— Start of Dataset content —
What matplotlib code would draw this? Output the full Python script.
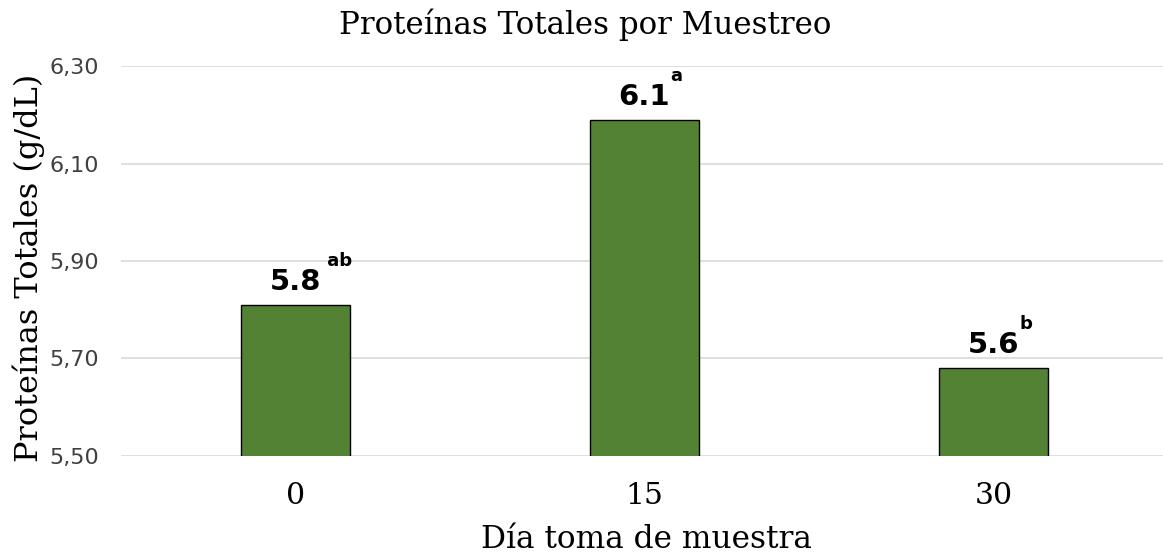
import matplotlib
matplotlib.use("Agg")
import matplotlib.pyplot as plt
from matplotlib.ticker import FuncFormatter

categories = ["0", "15", "30"]
values = [5.81, 6.19, 5.68]
value_labels = ["5.8", "6.1", "5.6"]
letters = [" ab", "a", "b"]
yticks = [5.50, 5.70, 5.90, 6.10, 6.30]

title = "Proteínas Totales por Muestreo"
xlabel = "Día toma de muestra"
ylabel = "Proteínas Totales (g/dL)"

W, H = 1163, 558
fig = plt.figure(figsize=(W / 100, H / 100), dpi=100)
left, right = 121, 1168
bottom, top = 456, 66
ax = fig.add_axes([left / W, 1 - bottom / H, (right - left) / W, (bottom - top) / H])

x = list(range(len(categories)))
bars = ax.bar(x, values, width=0.315, color="#548235", edgecolor="black",
              linewidth=1.0, zorder=3)
ax.set_xlim(-0.5, len(categories) - 0.5)
ax.set_ylim(yticks[0], yticks[-1])
ax.set_yticks(yticks)
ax.yaxis.set_major_formatter(FuncFormatter(lambda v, p: f"{v:.2f}".replace(".", ",")))
ax.set_xticks(x)
ax.set_xticklabels(categories, fontfamily="DejaVu Serif", fontsize=21.5)
for lab in ax.get_yticklabels():
    lab.set_fontfamily("DejaVu Sans")
    lab.set_fontsize(16)
    lab.set_color("#404040")
ax.tick_params(axis="y", length=0, pad=16)
ax.tick_params(axis="x", length=0, pad=19)
ax.grid(axis="y", color="#d9d9d9", linewidth=1.2, zorder=0)
for s in ax.spines.values():
    s.set_visible(False)

ax.set_title(title, fontfamily="DejaVu Serif", fontsize=22.2,
             x=(585 - left) / (right - left), y=(bottom - 25) / (bottom - top),
             va="center", pad=0)
ax.set_xlabel(xlabel, fontfamily="DejaVu Serif", fontsize=22.5)
ax.xaxis.set_label_coords((646 - left) / (right - left), (bottom - 540) / (bottom - top))
ax.xaxis.label.set_va("center")
ax.set_ylabel(ylabel, fontfamily="DejaVu Serif", fontsize=23)
ax.yaxis.set_label_coords((29 - left) / (right - left), (bottom - 268) / (bottom - top))
ax.yaxis.label.set_va("center")

for xi, v, lab, let in zip(x, values, value_labels, letters):
    t = ax.annotate(lab, xy=(xi, v), xytext=(0, 15), textcoords="offset pixels",
                    ha="center", va="baseline", fontsize=21, fontweight="bold",
                    fontfamily="DejaVu Sans", zorder=5)
    ax.annotate(let, xy=(1, 0), xycoords=t, xytext=(0, 30), textcoords="offset pixels",
                ha="left", va="baseline", fontsize=13, fontweight="bold",
                fontfamily="DejaVu Sans", zorder=5)

fig.savefig("out.png", dpi=100)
— End of Dataset content —
Return the material line for line, from its beginning to the line that contains "yticks = [5.50, 5.70, 5.90, 6.10, 6.30]", with the pictures left out.

◆ Expected output
What matplotlib code would draw this? Output the full Python script.
import matplotlib
matplotlib.use("Agg")
import matplotlib.pyplot as plt
from matplotlib.ticker import FuncFormatter

categories = ["0", "15", "30"]
values = [5.81, 6.19, 5.68]
value_labels = ["5.8", "6.1", "5.6"]
letters = [" ab", "a", "b"]
yticks = [5.50, 5.70, 5.90, 6.10, 6.30]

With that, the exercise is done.